**What you are asked to do:** Copy exactly the lines from the start of the material through the line with "from matplotlib.ticker import". Pictures stay out of the copy.
··· Records provided
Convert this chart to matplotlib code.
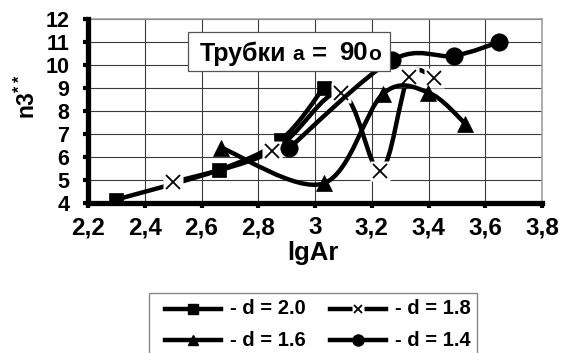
import numpy as np
import matplotlib
matplotlib.use("Agg")
import matplotlib.pyplot as plt
from matplotlib.path import Path
from matplotlib.patches import PathPatch, Rectangle
from matplotlib.lines import Line2D
from matplotlib.ticker import FuncFormatter, MultipleLocator

plt.rcParams['font.family'] = ['Liberation Sans', 'DejaVu Sans']
plt.rcParams['font.weight'] = 'bold'
plt.rcParams['mathtext.fontset'] = 'custom'
plt.rcParams['mathtext.rm'] = 'Liberation Sans:bold'
plt.rcParams['mathtext.bf'] = 'Liberation Sans:bold'
plt.rcParams['mathtext.it'] = 'Liberation Sans:bold'

# ---- data ----
x_d20 = [2.30, 2.66, 2.88, 3.03]
y_d20 = [4.15, 5.43, 6.75, 9.00]

x_d18 = [2.50, 2.85, 3.09, 3.23, 3.33, 3.42]
y_d18 = [4.90, 6.25, 8.80, 5.40, 9.50, 9.45]

x_d16 = [2.67, 3.03, 3.24, 3.40, 3.53]
y_d16 = [6.40, 4.85, 8.75, 8.80, 7.45]

x_d14 = [2.91, 3.27, 3.49, 3.65]
y_d14 = [6.40, 10.20, 10.40, 11.00]

labels = ['- d = 2.0', '- d = 1.8', '- d = 1.6', '- d = 1.4']
title_parts = ['Трубки', 'a', '=', '90', 'o']
xlabel = 'lgAr'

W, H = 569, 353
fig = plt.figure(figsize=(W / 100, H / 100), dpi=100)
L, R, T, B = 88, 542, 19, 203
ax = fig.add_axes([L / W, 1 - B / H, (R - L) / W, (B - T) / H])
ax.set_xlim(2.2, 3.8)
ax.set_ylim(4, 12)
ax.xaxis.set_major_locator(MultipleLocator(0.2))
ax.yaxis.set_major_locator(MultipleLocator(1))
ax.xaxis.set_major_formatter(FuncFormatter(lambda v, p: f"{v:.1f}".rstrip('0').rstrip('.').replace('.', ',')))
ax.yaxis.set_major_formatter(FuncFormatter(lambda v, p: f"{int(round(v))}"))
ax.grid(True, color='#3a3a3a', linewidth=0.8, zorder=0)
ax.set_axisbelow(True)
for s in ['left', 'bottom']:
    ax.spines[s].set_linewidth(3.8)
    ax.spines[s].set_color('black')
    ax.spines[s].set_zorder(20)
for s in ['top', 'right']:
    ax.spines[s].set_linewidth(1.2)
    ax.spines[s].set_color('#a0a0a0')
ax.tick_params(axis='both', direction='out', length=3.5, width=3, color='black')
ax.tick_params(axis='x', labelsize=17.5, pad=6)
ax.tick_params(axis='y', labelsize=15.5, pad=10)
for lab in ax.get_xticklabels() + ax.get_yticklabels():
    lab.set_fontweight('bold')


def smooth_path(xs, ys):
    pts = np.column_stack([xs, ys]).astype(float)
    n = len(pts)
    verts = [pts[0]]
    codes = [Path.MOVETO]
    for i in range(n - 1):
        p0 = pts[i - 1] if i > 0 else pts[i]
        p1 = pts[i]
        p2 = pts[i + 1]
        p3 = pts[i + 2] if i + 2 < n else pts[i + 1]
        c1 = p1 + (p2 - p0) / 6.0
        c2 = p2 - (p3 - p1) / 6.0
        verts += [c1, c2, p2]
        codes += [Path.CURVE4] * 3
    return Path(verts, codes)


LW = 3.2
series = [
    (x_d20, y_d20, dict(marker='s', ms=10.5)),
    (x_d18, y_d18, dict(marker='x', ms=10.5)),
    (x_d16, y_d16, dict(marker='^', ms=12)),
    (x_d14, y_d14, dict(marker='o', ms=12.5)),
]
z = 3
for xs, ys, st in series:
    ax.add_patch(PathPatch(smooth_path(xs, ys), fill=False, lw=LW, ec='black',
                           capstyle='butt', joinstyle='round', zorder=z))
    if st['marker'] == 'x':
        ax.plot(xs, ys, ls='none', marker='s', ms=14, mfc='white', mec='none', zorder=z + 0.5)
        ax.plot(xs, ys, ls='none', marker='x', ms=st['ms'], mec='black', mew=1.3, zorder=z + 0.6)
    else:
        ax.plot(xs, ys, ls='none', marker=st['marker'], ms=st['ms'], mfc='black',
                mec='black', mew=0.5, zorder=z + 0.6)
    z += 1

# title box
fig.add_artist(Rectangle((188 / W, 1 - 71 / H), (390 - 188) / W, (71 - 32) / H,
                         transform=fig.transFigure, facecolor='white',
                         edgecolor='#555555', lw=0.9, zorder=30))
base = 1 - 60.5 / H
for txt, xp, fs in zip(title_parts, [200, 292, 312, 339, 368], [18, 15, 18.5, 18.5, 15]):
    fig.text(xp / W, base, txt, fontsize=fs, fontweight='bold', va='baseline', zorder=31)

# axis labels
fig.text(313 / W, 1 - 260 / H, xlabel, fontsize=18.5, fontweight='bold', ha='center', va='baseline')
fig.text(27 / W, 1 - 97 / H, r'$\mathbf{n3}^{\mathbf{**}}$', fontsize=16.5, rotation=90,
         ha='center', va='center')

# legend (drawn as figure artists)
fig.add_artist(Rectangle((149 / W, -0.1), (477 - 149) / W, 1 - 293 / H + 0.1,
                         transform=fig.transFigure, facecolor='white',
                         edgecolor='#888888', lw=1.0, zorder=1))
leg_items = [
    (labels[0], 's', 7.0, 165, 309),
    (labels[1], 'x', 6.0, 330, 309),
    (labels[2], '^', 7.5, 165, 340),
    (labels[3], 'o', 8.0, 330, 340),
]
for lab, mk, ms, x0, yrow in leg_items:
    yy = 1 - yrow / H
    xl = [x0 / W, (x0 + 56) / W]
    xm = [(x0 + 28) / W]
    fig.add_artist(Line2D(xl, [yy, yy], color='black', lw=LW, transform=fig.transFigure, zorder=2))
    if mk == 'x':
        fig.add_artist(Line2D(xm, [yy], ls='none', marker='s', ms=8, mfc='white', mec='none',
                              transform=fig.transFigure, zorder=3))
        fig.add_artist(Line2D(xm, [yy], ls='none', marker='x', ms=ms, mec='black', mew=1.3,
                              transform=fig.transFigure, zorder=4))
    else:
        fig.add_artist(Line2D(xm, [yy], ls='none', marker=mk, ms=ms, mfc='black', mec='black',
                              transform=fig.transFigure, zorder=4))
    fig.text((x0 + 65) / W, yy, lab, fontsize=14.5, fontweight='bold', va='center', ha='left', zorder=5)

fig.savefig('out.png', dpi=100)
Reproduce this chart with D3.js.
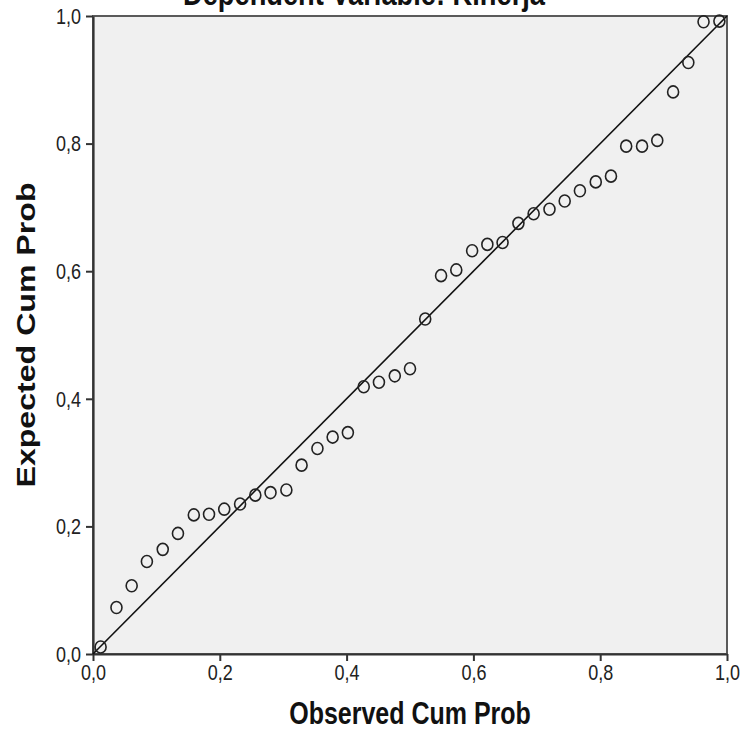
<!DOCTYPE html>
<html>
<head>
<meta charset="utf-8">
<script src="https://cdn.jsdelivr.net/npm/d3@7/dist/d3.min.js"></script>
<style>
  body { margin: 0; background: #fff; }
  svg { display: block; font-family: "Liberation Sans", Arial, sans-serif; }
</style>
</head>
<body>
<div id="elements"></div>
<script>
// observed / expected cumulative probabilities
var observed = [0.012, 0.037, 0.061, 0.085, 0.110, 0.134, 0.159, 0.183, 0.207, 0.232,
                0.256, 0.280, 0.305, 0.329, 0.354, 0.378, 0.402, 0.427, 0.451, 0.476,
                0.500, 0.524, 0.549, 0.573, 0.598, 0.622, 0.646, 0.671, 0.695, 0.720,
                0.744, 0.768, 0.793, 0.817, 0.841, 0.866, 0.890, 0.915, 0.939, 0.963, 0.988];
var expected = [0.011, 0.073, 0.107, 0.145, 0.164, 0.189, 0.218, 0.219, 0.227, 0.235,
                0.249, 0.253, 0.257, 0.296, 0.322, 0.340, 0.347, 0.419, 0.426, 0.436,
                0.447, 0.525, 0.593, 0.602, 0.632, 0.642, 0.645, 0.675, 0.690, 0.697,
                0.710, 0.726, 0.740, 0.749, 0.796, 0.796, 0.805, 0.881, 0.927, 0.991, 0.992];
var tickValues = [0, 0.2, 0.4, 0.6, 0.8, 1.0];
var refLine = [0, 1];
var titleText = "Dependent Variable: Kinerja",
    xTitle = "Observed Cum Prob",
    yTitle = "Expected Cum Prob";

var width = 746,
    height = 731,
    plot = {left: 93, right: 727, top: 16, bottom: 654},
    stretch = 1.25;

var svg = d3.select("#elements").append("svg")
    .attr("width", width)
    .attr("height", height);

var x = d3.scaleLinear().domain([0, 1]).range([plot.left, plot.right]);
var y = d3.scaleLinear().domain([0, 1]).range([plot.bottom, plot.top]);
var fmt = function(d) { return d.toFixed(1).replace(".", ","); };

// plot background + frame
svg.append("rect")
    .attr("x", plot.left)
    .attr("y", plot.top)
    .attr("width", plot.right - plot.left)
    .attr("height", plot.bottom - plot.top)
    .attr("fill", "#f0f0f0")
    .attr("stroke", "#5a5a5a")
    .attr("stroke-width", 2);

// title (cut off at the top like the original)
svg.append("text")
    .attr("transform", "translate(364,5) scale(1," + stretch + ")")
    .attr("text-anchor", "middle")
    .attr("font-size", 26)
    .attr("font-weight", "bold")
    .attr("textLength", 362)
    .attr("lengthAdjust", "spacingAndGlyphs")
    .attr("fill", "#111")
    .text(titleText);

// axes
var xAxis = svg.append("g")
    .attr("transform", "translate(0," + plot.bottom + ")")
    .call(d3.axisBottom(x).tickValues(tickValues).tickFormat(fmt).tickSizeInner(7).tickSizeOuter(0));

var yAxis = svg.append("g")
    .attr("transform", "translate(" + plot.left + ",0)")
    .call(d3.axisLeft(y).tickValues(tickValues).tickFormat(fmt).tickSizeInner(7).tickSizeOuter(0).tickPadding(5));

[xAxis, yAxis].forEach(function(g) {
  g.attr("font-family", null).attr("font-size", null);
  g.select(".domain").attr("stroke", "#333").attr("stroke-width", 2.2);
  g.selectAll(".tick line").attr("stroke", "#333").attr("stroke-width", 2);
  g.selectAll(".tick text")
      .attr("font-size", 18)
      .attr("fill", "#222");
});

xAxis.selectAll(".tick text")
    .attr("y", 20.5)
    .attr("dy", 0)
    .attr("transform", "scale(1," + stretch + ")");
yAxis.selectAll(".tick text")
    .attr("transform", "scale(1," + stretch + ")");

// axis titles
svg.append("text")
    .attr("transform", "translate(" + x(0.5) + ",724) scale(1," + stretch + ")")
    .attr("text-anchor", "middle")
    .attr("font-size", 25)
    .attr("font-weight", "bold")
    .attr("fill", "#111")
    .text(xTitle);

svg.append("text")
    .attr("transform", "translate(35," + y(0.5) + ") rotate(-90)")
    .attr("text-anchor", "middle")
    .attr("font-size", 25)
    .attr("font-weight", "bold")
    .attr("textLength", 305)
    .attr("lengthAdjust", "spacingAndGlyphs")
    .attr("fill", "#111")
    .text(yTitle);

// reference line
svg.append("line")
    .attr("x1", x(refLine[0]))
    .attr("y1", y(refLine[0]))
    .attr("x2", x(refLine[1]))
    .attr("y2", y(refLine[1]))
    .attr("stroke", "#111")
    .attr("stroke-width", 1.6);

// points
svg.append("g")
  .selectAll("ellipse")
  .data(observed)
  .enter()
    .append("ellipse")
      .attr("cx", function(d) { return x(d); })
      .attr("cy", function(d, i) { return y(expected[i]); })
      .attr("rx", 5.5)
      .attr("ry", 6)
      .attr("fill", "none")
      .attr("stroke", "#222")
      .attr("stroke-width", 1.6);
</script>
</body>
</html>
······
**Solution for this problem:**
Convert this chart to matplotlib code.
import numpy as np
import matplotlib
matplotlib.use("Agg")
import matplotlib.pyplot as plt
from matplotlib.path import Path
from matplotlib.patches import PathPatch, Rectangle
from matplotlib.lines import Line2D
from matplotlib.ticker import FuncFormatter, MultipleLocator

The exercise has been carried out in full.